Using the data beneath, show every line that includes the word "diagram".

::: DATA LISTING :::

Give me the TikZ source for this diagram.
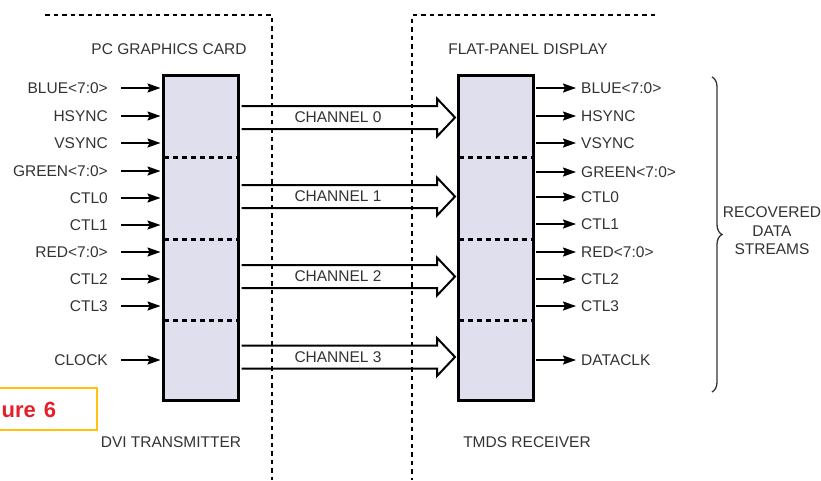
\documentclass[tikz,border=0pt]{standalone}
\usepackage{fontspec}
\setmainfont{Liberation Sans}
\usetikzlibrary{arrows.meta,decorations.pathreplacing}
\definecolor{boxfill}{HTML}{DFDFEE}
\definecolor{txtgray}{HTML}{333333}
\definecolor{figred}{HTML}{E3202A}
\definecolor{figyellow}{HTML}{FFC20E}
\tikzset{
  lbl/.style={text=txtgray, font=\fontsize{15.5}{17}\selectfont, inner sep=0pt},
  chipbox/.style={draw=black, line width=3pt, fill=boxfill, minimum width=75pt, minimum height=325pt, inner sep=0pt},
  sigarrow/.style={line width=1.6pt, -{Stealth[length=13pt,width=9pt,inset=2pt]}},
  framedash/.style={line width=2pt, dash pattern=on 4.5pt off 4pt},
  sepdash/.style={line width=3pt, dash pattern=on 5pt off 4pt},
  chan/.style={line width=2pt, line join=miter},
}
\begin{document}
\begin{tikzpicture}[x=1pt,y=-1pt]
\useasboundingbox (0,0) rectangle (821,480);

% frames
\coordinate (lf1) at (45,15);
\coordinate (lf2) at (272,15);
\coordinate (lf3) at (272,480);
\coordinate (rf1) at (655,15);
\coordinate (rf2) at (412,15);
\coordinate (rf3) at (412,480);
\draw[framedash] (lf1) -- (lf2) -- (lf3);
\draw[framedash] (rf1) -- (rf2) -- (rf3);

% boxes
\node[chipbox] (tx) at (201,237.5) {};
\node[chipbox] (rx) at (495.5,237.5) {};
\foreach \yy in {157,239,320}{
  \draw[sepdash] ([xshift=2pt]tx.west |- 0,\yy) -- ([xshift=-2pt]tx.east |- 0,\yy);
  \draw[sepdash] ([xshift=2pt]rx.west |- 0,\yy) -- ([xshift=-2pt]rx.east |- 0,\yy);
}

% titles
\node[lbl] (t1) at (169,49) {PC GRAPHICS CARD};
\node[lbl] (t2) at (528,49) {FLAT-PANEL DISPLAY};
\node[lbl] (t3) at (171,442) {DVI TRANSMITTER};
\node[lbl] (t4) at (527,442) {TMDS RECEIVER};

% inputs
\foreach \name/\txt/\yy in {i1/BLUE<7:0>/88, i2/HSYNC/116, i3/VSYNC/143, i4/GREEN<7:0>/171, i5/CTL0/198, i6/CTL1/225, i7/RED<7:0>/252, i8/CTL2/279, i9/CTL3/306, i10/CLOCK/360}{
  \node[lbl, anchor=east] (\name) at (108,\yy) {\txt};
  \draw[sigarrow] ([xshift=13pt]\name.east) -- ([xshift=-1.5pt]\name.east -| tx.west);
}

% outputs
\foreach \name/\txt/\yy in {o1/BLUE<7:0>/88, o2/HSYNC/116, o3/VSYNC/143, o4/GREEN<7:0>/172, o5/CTL0/197, o6/CTL1/224, o7/RED<7:0>/252, o8/CTL2/279, o9/CTL3/306, o10/DATACLK/360}{
  \node[lbl, anchor=west] (\name) at (581,\yy) {\txt};
  \draw[sigarrow] ([xshift=1.5pt]\name.west -| rx.east) -- ([xshift=-5pt]\name.west);
}

% channels
\foreach \name/\txt/\yy in {c0/CHANNEL 0/117.5, c1/CHANNEL 1/196.5, c2/CHANNEL 2/276.5, c3/CHANNEL 3/357}{
  \node[lbl] (\name) at (338,\yy) {\txt};
  \draw[chan] ([xshift=1.5pt]tx.east |- 0,\yy-11.5) -- (437,\yy-11.5) -- (437,\yy-19)
     -- ([xshift=-1.5pt]rx.west |- 0,\yy) -- (437,\yy+19) -- (437,\yy+11.5)
     -- ([xshift=1.5pt]tx.east |- 0,\yy+11.5);
}

% brace
\coordinate (b1) at (712,77);
\coordinate (b2) at (712,392);
\draw[line width=1.3pt, black!80, decorate, decoration={brace, amplitude=10pt}] (b1) -- (b2);
\node[lbl, align=center, font=\fontsize{15.5}{18.5}\selectfont] (rec) at (772,231) {RECOVERED\\DATA\\STREAMS};

% figure label
\node[draw=figyellow, line width=2pt, minimum width=110pt, minimum height=42pt, inner sep=0pt] (figbox) at (42,409) {};
\node[anchor=west, text=figred, font=\bfseries\fontsize{22}{22}\selectfont, inner sep=0pt] (figtxt) at (1.5,410) {ure\hspace{8pt}6};
\end{tikzpicture}
\end{document}
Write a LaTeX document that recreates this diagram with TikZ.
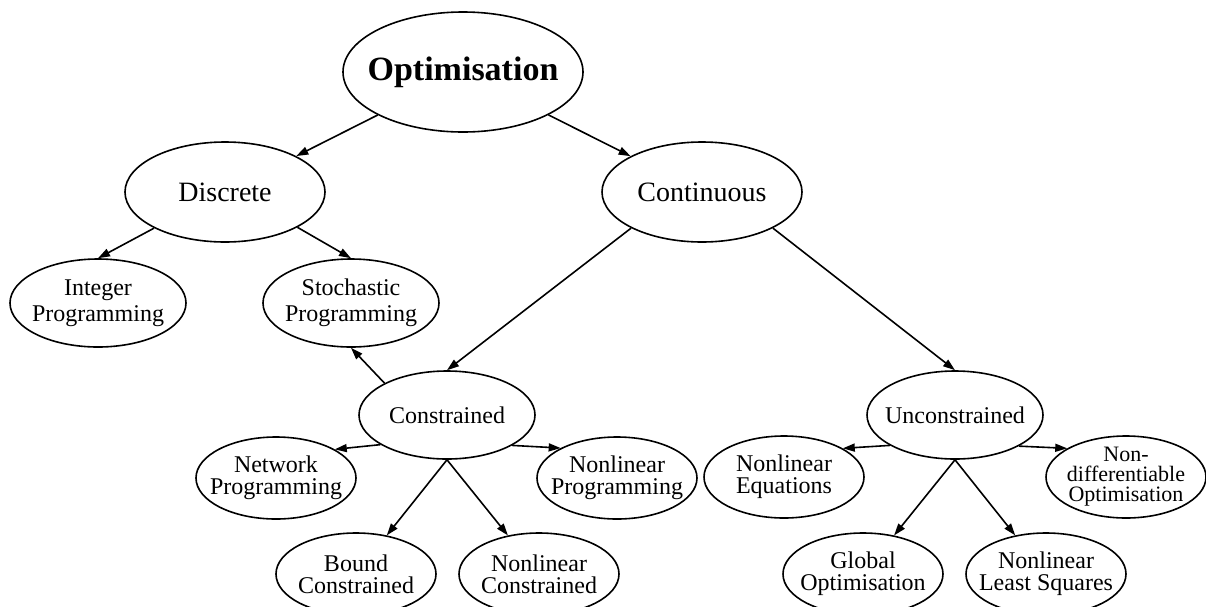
\documentclass[tikz,border=0pt]{standalone}
\usepackage{fontspec}
\setmainfont{Liberation Serif}
\usetikzlibrary{shapes.geometric, arrows.meta}

\begin{document}
\begin{tikzpicture}[
    x=0.5pt, y=-0.5pt,
    topic/.style={ellipse, draw=black, thick, inner sep=-20pt, align=center, font=\fontsize{12}{13}\selectfont},
    root/.style={topic, minimum width=120pt, minimum height=60pt, font=\fontsize{17}{20}\selectfont\bfseries},
    branch/.style={topic, minimum width=100pt, minimum height=50pt, font=\fontsize{14}{16}\selectfont},
    method/.style={topic, minimum width=88pt, minimum height=44pt},
    leaf/.style={topic, minimum width=80pt, minimum height=41pt, font=\fontsize{12}{11.2}\selectfont},
    arrow/.style={-{Triangle[length=6pt,width=4pt]}, thick}
]
\useasboundingbox (0,0) rectangle (1206,606);
\node (opt) [root] at (463,72) {Optimisation};
\node (disc) [branch] at (225,192) {Discrete};
\node (cont) [branch] at (702,192) {Continuous};
\node (integ) [method] at (98,303) {Integer\\Programming};
\node (stoch) [method] at (351,303) {Stochastic\\Programming};
\node (constr) [method] at (447,415) {Constrained};
\node (unc) [method] at (955,415) {Unconstrained};
\node (netw) [leaf] at (276,478) {Network\\Programming};
\node (nlp) [leaf] at (617,478) {Nonlinear\\Programming};
\node (nleq) [leaf] at (784,477) {Nonlinear\\Equations};
\node (nondiff) [leaf, font=\fontsize{11}{10}\selectfont] at (1126,477) {Non-\\differentiable\\Optimisation};
\node (bound) [leaf] at (356,574) {Bound\\Constrained};
\node (nlc) [leaf] at (539,574) {Nonlinear\\Constrained};
\node (glob) [leaf] at (863,574) {Global\\Optimisation};
\node (nlls) [leaf] at (1046,574) {Nonlinear\\Least Squares};
\draw [arrow] (opt) -- (disc);
\draw [arrow] (opt) -- (cont);
\draw [arrow] (disc.207) -- (integ.north);
\draw [arrow] (disc.-26) -- (stoch.north);
\draw [arrow] (cont.207) -- (constr.north);
\draw [arrow] (cont.-27) -- (unc.north);
\draw [arrow] (constr.153) -- (stoch.south);
\draw [arrow] (constr.204) -- (netw.26);
\draw [arrow] (constr.335) -- (nlp.152);
\draw [arrow] (constr.south) -- (bound);
\draw [arrow] (constr.south) -- (nlc);
\draw [arrow] (unc.205) -- (nleq.26);
\draw [arrow] (unc.334) -- (nondiff.154);
\draw [arrow] (unc.south) -- (glob);
\draw [arrow] (unc.south) -- (nlls);
\end{tikzpicture}
\end{document}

:::

RESULT:
Give me the TikZ source for this diagram.
Write a LaTeX document that recreates this diagram with TikZ.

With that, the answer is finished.